The boat ramp we took was more than a half mile from the island. The turn-off from the highway wasn’t marked as a boat ramp, we just took the only road we could find that led down to the water. It’s a pebbly dirt road, and not great for small cars but we made it in my sedan. There were two or three primitive camp sites on the way down to the boat ramp that aren’t mentioned on the website, by the way. It took close to an hour for us to paddle over to the island, though admittedly we were not expert paddlers. The lake has a very slight current but it wasn’t a problem.
The website says that Yarnell is two islands when the lake is high and one when its low. Our visit was in late July of 2020 and the water was high at that point because there were two islands. The southern one is bigger and sticks up 30 or 40 feet out of the water. It’s got steep angled rock-cliffs on 3 sides but the north side has a sort of rocky beach where you can put your boat and there is a footpath that starts near there which winds all over the island and leads you to all the different campsites.

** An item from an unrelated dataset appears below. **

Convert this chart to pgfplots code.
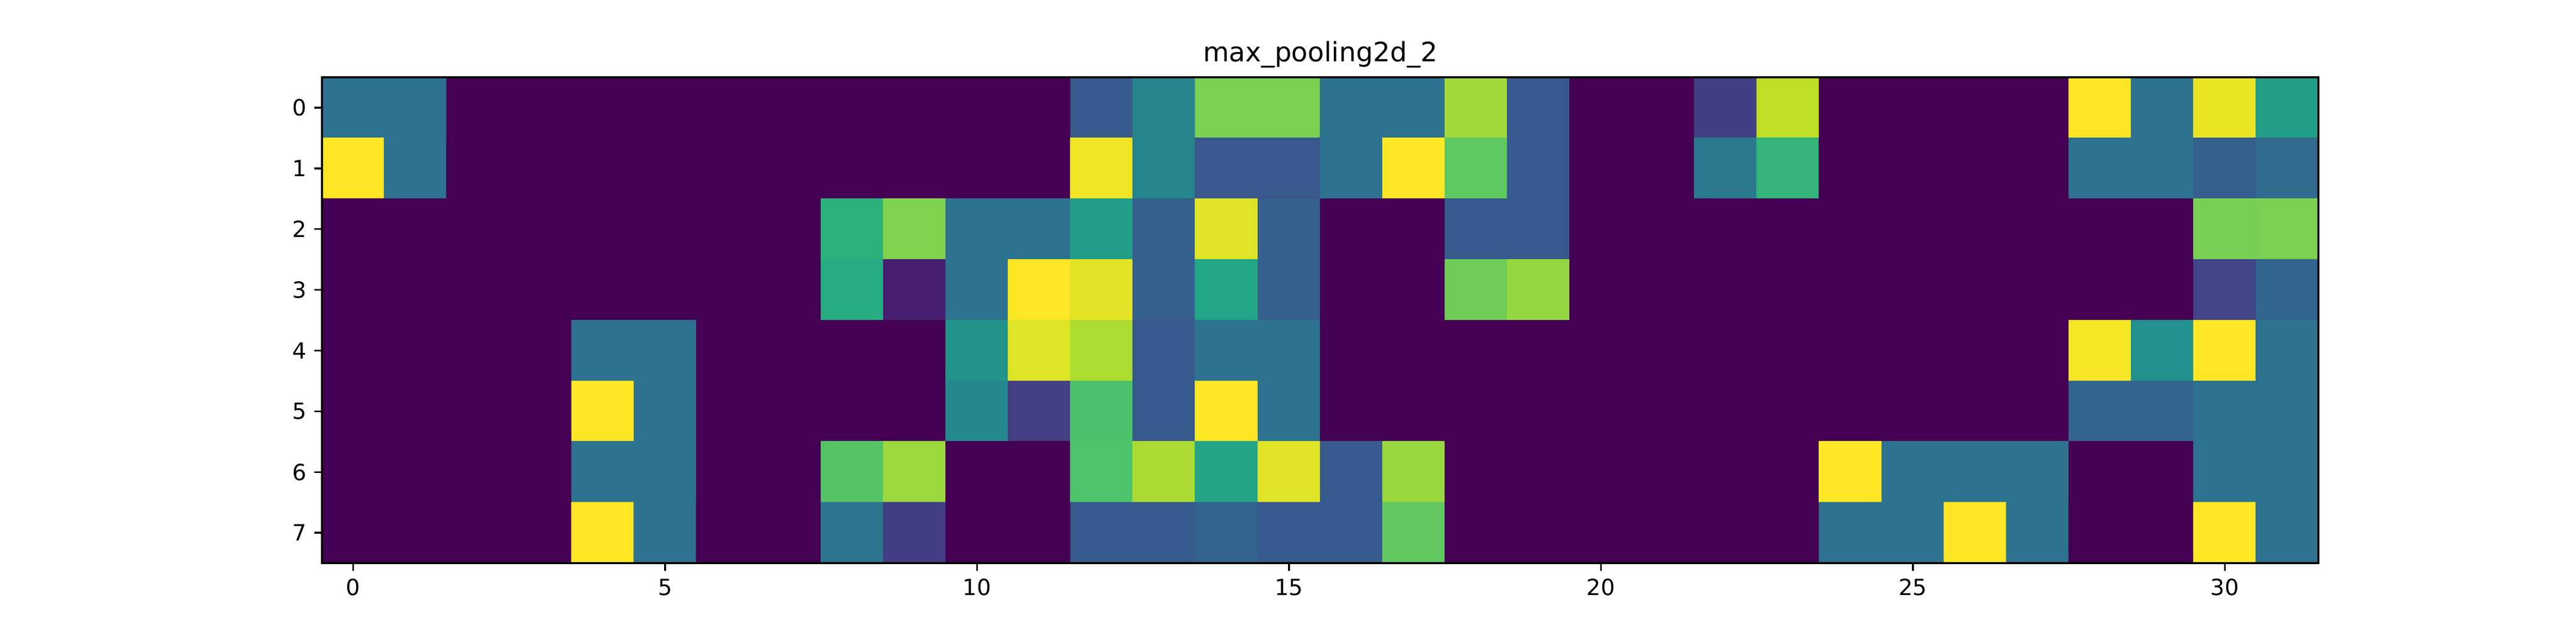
\documentclass[border=0pt]{standalone}
\usepackage{pgfplots}
\pgfplotsset{compat=1.18}
\usepackage{fontspec}
\setmainfont{DejaVu Sans}
\pgfplotsset{colormap={mplviridis}{
  rgb255(0)=(68,1,84) rgb255(1)=(72,36,117) rgb255(2)=(65,68,135) rgb255(3)=(53,95,141)
  rgb255(4)=(42,120,142) rgb255(5)=(33,145,140) rgb255(6)=(34,168,132) rgb255(7)=(68,191,112)
  rgb255(8)=(122,209,81) rgb255(9)=(189,223,38) rgb255(10)=(253,231,37)}}
\begin{document}
\begin{tikzpicture}
\begin{axis}[
  at={(0,0)}, anchor=south west,
  scale only axis, width=12.4in, height=3.018in,
  xmin=-0.5, xmax=31.5, ymin=-0.5, ymax=7.5,
  y dir=reverse, enlargelimits=false, axis on top,
  colormap name=mplviridis, point meta min=0, point meta max=1,
  xtick={0,5,...,30}, ytick={0,1,...,7},
  xtick pos=bottom, ytick pos=left,
  tick align=outside, major tick length=3.5pt,
  every tick/.style={black, line width=0.8pt},
  axis line style={line width=0.8pt},
  tick label style={font=\fontsize{10}{12}\selectfont},
  /pgf/number format/assume math mode=true,
  title={max\_pooling2d\_2},
  title style={font=\fontsize{12}{14}\selectfont, at={(0.5,1)}, anchor=base, yshift=1pt, inner sep=0pt},
]
\addplot[matrix plot*, mesh/cols=32, mesh/rows=8, point meta=explicit] coordinates {
(0,0) [0.375] (1,0) [0.375] (2,0) [0] (3,0) [0] (4,0) [0] (5,0) [0] (6,0) [0] (7,0) [0] (8,0) [0] (9,0) [0] (10,0) [0] (11,0) [0] (12,0) [0.28] (13,0) [0.45] (14,0) [0.8] (15,0) [0.8] (16,0) [0.375] (17,0) [0.375] (18,0) [0.857] (19,0) [0.28] (20,0) [0] (21,0) [0] (22,0) [0.18] (23,0) [0.9] (24,0) [0] (25,0) [0] (26,0) [0] (27,0) [0] (28,0) [1] (29,0) [0.375] (30,0) [0.97] (31,0) [0.557]
(0,1) [1] (1,1) [0.375] (2,1) [0] (3,1) [0] (4,1) [0] (5,1) [0] (6,1) [0] (7,1) [0] (8,1) [0] (9,1) [0] (10,1) [0] (11,1) [0] (12,1) [0.98] (13,1) [0.45] (14,1) [0.27] (15,1) [0.27] (16,1) [0.375] (17,1) [1] (18,1) [0.748] (19,1) [0.28] (20,1) [0] (21,1) [0] (22,1) [0.404] (23,1) [0.652] (24,1) [0] (25,1) [0] (26,1) [0] (27,1) [0] (28,1) [0.375] (29,1) [0.375] (30,1) [0.3] (31,1) [0.345]
(0,2) [0] (1,2) [0] (2,2) [0] (3,2) [0] (4,2) [0] (5,2) [0] (6,2) [0] (7,2) [0] (8,2) [0.635] (9,2) [0.81] (10,2) [0.375] (11,2) [0.375] (12,2) [0.556] (13,2) [0.3] (14,2) [0.953] (15,2) [0.3] (16,2) [0] (17,2) [0] (18,2) [0.28] (19,2) [0.28] (20,2) [0] (21,2) [0] (22,2) [0] (23,2) [0] (24,2) [0] (25,2) [0] (26,2) [0] (27,2) [0] (28,2) [0] (29,2) [0] (30,2) [0.795] (31,2) [0.8]
(0,3) [0] (1,3) [0] (2,3) [0] (3,3) [0] (4,3) [0] (5,3) [0] (6,3) [0] (7,3) [0] (8,3) [0.617] (9,3) [0.085] (10,3) [0.375] (11,3) [1] (12,3) [0.96] (13,3) [0.3] (14,3) [0.59] (15,3) [0.3] (16,3) [0] (17,3) [0] (18,3) [0.78] (19,3) [0.84] (20,3) [0] (21,3) [0] (22,3) [0] (23,3) [0] (24,3) [0] (25,3) [0] (26,3) [0] (27,3) [0] (28,3) [0] (29,3) [0] (30,3) [0.2] (31,3) [0.325]
(0,4) [0] (1,4) [0] (2,4) [0] (3,4) [0] (4,4) [0.375] (5,4) [0.375] (6,4) [0] (7,4) [0] (8,4) [0] (9,4) [0] (10,4) [0.51] (11,4) [0.95] (12,4) [0.876] (13,4) [0.28] (14,4) [0.375] (15,4) [0.375] (16,4) [0] (17,4) [0] (18,4) [0] (19,4) [0] (20,4) [0] (21,4) [0] (22,4) [0] (23,4) [0] (24,4) [0] (25,4) [0] (26,4) [0] (27,4) [0] (28,4) [0.99] (29,4) [0.5] (30,4) [1] (31,4) [0.375]
(0,5) [0] (1,5) [0] (2,5) [0] (3,5) [0] (4,5) [1] (5,5) [0.375] (6,5) [0] (7,5) [0] (8,5) [0] (9,5) [0] (10,5) [0.464] (11,5) [0.185] (12,5) [0.713] (13,5) [0.28] (14,5) [1] (15,5) [0.375] (16,5) [0] (17,5) [0] (18,5) [0] (19,5) [0] (20,5) [0] (21,5) [0] (22,5) [0] (23,5) [0] (24,5) [0] (25,5) [0] (26,5) [0] (27,5) [0] (28,5) [0.32] (29,5) [0.32] (30,5) [0.375] (31,5) [0.375]
(0,6) [0] (1,6) [0] (2,6) [0] (3,6) [0] (4,6) [0.375] (5,6) [0.375] (6,6) [0] (7,6) [0] (8,6) [0.73] (9,6) [0.848] (10,6) [0] (11,6) [0] (12,6) [0.72] (13,6) [0.87] (14,6) [0.585] (15,6) [0.953] (16,6) [0.28] (17,6) [0.845] (18,6) [0] (19,6) [0] (20,6) [0] (21,6) [0] (22,6) [0] (23,6) [0] (24,6) [1] (25,6) [0.375] (26,6) [0.375] (27,6) [0.375] (28,6) [0] (29,6) [0] (30,6) [0.375] (31,6) [0.375]
(0,7) [0] (1,7) [0] (2,7) [0] (3,7) [0] (4,7) [1] (5,7) [0.375] (6,7) [0] (7,7) [0] (8,7) [0.39] (9,7) [0.18] (10,7) [0] (11,7) [0] (12,7) [0.28] (13,7) [0.28] (14,7) [0.32] (15,7) [0.28] (16,7) [0.28] (17,7) [0.755] (18,7) [0] (19,7) [0] (20,7) [0] (21,7) [0] (22,7) [0] (23,7) [0] (24,7) [0.375] (25,7) [0.375] (26,7) [1] (27,7) [0.375] (28,7) [0] (29,7) [0] (30,7) [1] (31,7) [0.375]
};
\end{axis}
\pgfresetboundingbox
\path[use as bounding box] (-2in,-0.502in) rectangle (14in,3.498in);
\end{tikzpicture}
\end{document}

The campsites show that effort was made in establishing them in the past; each picnic table has a tent pad that is a pebbly area with the pebbles held in by squared logs. When I was there the sites were overgrown with weeds (I didn’t mind, I liked it). Many of the sites also had fire rings with cooking grills that could be rotated on or off the fire. The picnic tables were made of a sturdy concrete.
The smaller island is the one we stayed on because it was less overgrown and smaller (we didn’t want much of a climb with all our gear). There are o lot two campsites there and it is a lot more open. Since it’s primitive, the openness makes it a bit awkward when you need to find a place to “take care of your business” so to speak, especially when you’re trying to put it where the rain won’t wash it into the lake. There’s a couple spots that work, but it’s challenging. I assume it would be a lot easier on the big island.
The wildlife I saw was a variety of birds (including 2 bald eagles!) and some adorable but VERY bold round fat mice who explored our equipment and left little “presents” inside the boat. 💩 💩 We hung the rest of our food out of reach on a tree branch and had no problems with the mice getting into it. Also there were very small bees (or maybe wasps??) that were very insistent on swarming our tuna and I got stung twice. It wasn’t a problem for me, it was just a bit itchy. But fair warning.
At night, there are a few lights along the bank, but they don’t impede the view of the stars. The view of the stars was amazing. The Milky Way was bright and also I was able to see the comet that was passing by at the time.
There’s a great place to swim on the northern side of the small island that has a rocky shelf thigh deep in the water where you can hang out and stack rocks or jump off out into the deeper parts of the lake. The water surface is warm down to a couple feet (in July), and underneath is cold. I have very fond memories of the time I spent here and I hope to come back someday!